Warming rate this century “virtually identical” to the 2nd half of 20th century —NOAA
Researchers at National Oceanographic and Atmospheric Administration (NOAA) say new evidence show global surface temperatures did not plateau this century, and that there was no “pause” in global surface warming.
The warming rate this century is “virtually identical” to the 20th century, they report in a new study published by Science.
Abstract: Much study has been devoted to the possible causes of an apparent decrease in the upward trend of global surface temperatures since 1998, a phenomenon that has been dubbed the global warming “hiatus.” Here we present an updated global surface temperature analysis that reveals that global trends are higher than reported by the IPCC, especially in recent decades, and that the central estimate for the rate of warming during the first 15 years of the 21st century is at least as great as the last half of the 20th century.

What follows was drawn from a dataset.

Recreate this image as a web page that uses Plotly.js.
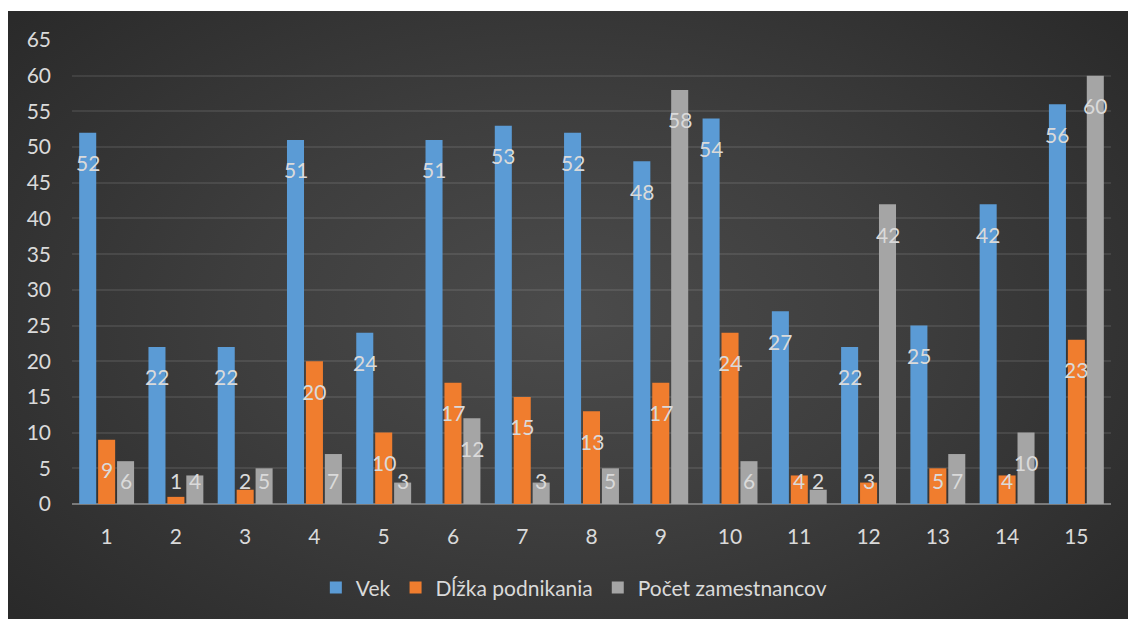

These results do not support the notion of a “slowdown” in the increase of global surface temperature.
For 1998–2014, NOAA’s new global trend is 0.106± 0.058°C dec−1, and for 2000–2014 it is 0.116± 0.067°C dec−1, which is similar to the warming over the second half of the 20th century.
However, the Intergovernmental Panel on Climate Change (IPCC) had concluded that global average temperatures increased by about 0.05°C dec−1 between 1998 and 2012, compared to an average of 0.11°C dec−1 between 1951 and 2012.
The Intergovernmental Panel on Climate Change (IPCC) Fifth Assessment Report (1) concluded that the global surface temperature “has shown a much smaller increasing linear trend over the past 15 years [1998-2012] than over the past 30 to 60 years.” The more recent trend was “estimated to be around one-third to one-half of the trend over 1951-2012.” The apparent slowdown was termed a “hiatus,” and inspired a suite of physical explanations for its cause, including changes in radiative forcing, deep ocean heat uptake, and atmospheric circulation changes.
In fact, the latest data shows a figure of 0.116°C dec−1 for 2000-2014, compared with 0.113°C dec−1 for 1950-1999.
“Our new analysis now shows the trend over the period 1950-1999, a time widely agreed as having significant anthropogenic global warming, is virtually indistinguishable with the trend over the period 2000-2014.”
Based on NOAA’s latest analysis, therefore, the IPCC’s 2013 statement—that the global surface temperature “has shown a much smaller increasing linear trend over the past 15 years than over the past 30 to 60 years” —is invalid, said the director of NOAA’s National Climatic Data Center (NCDC).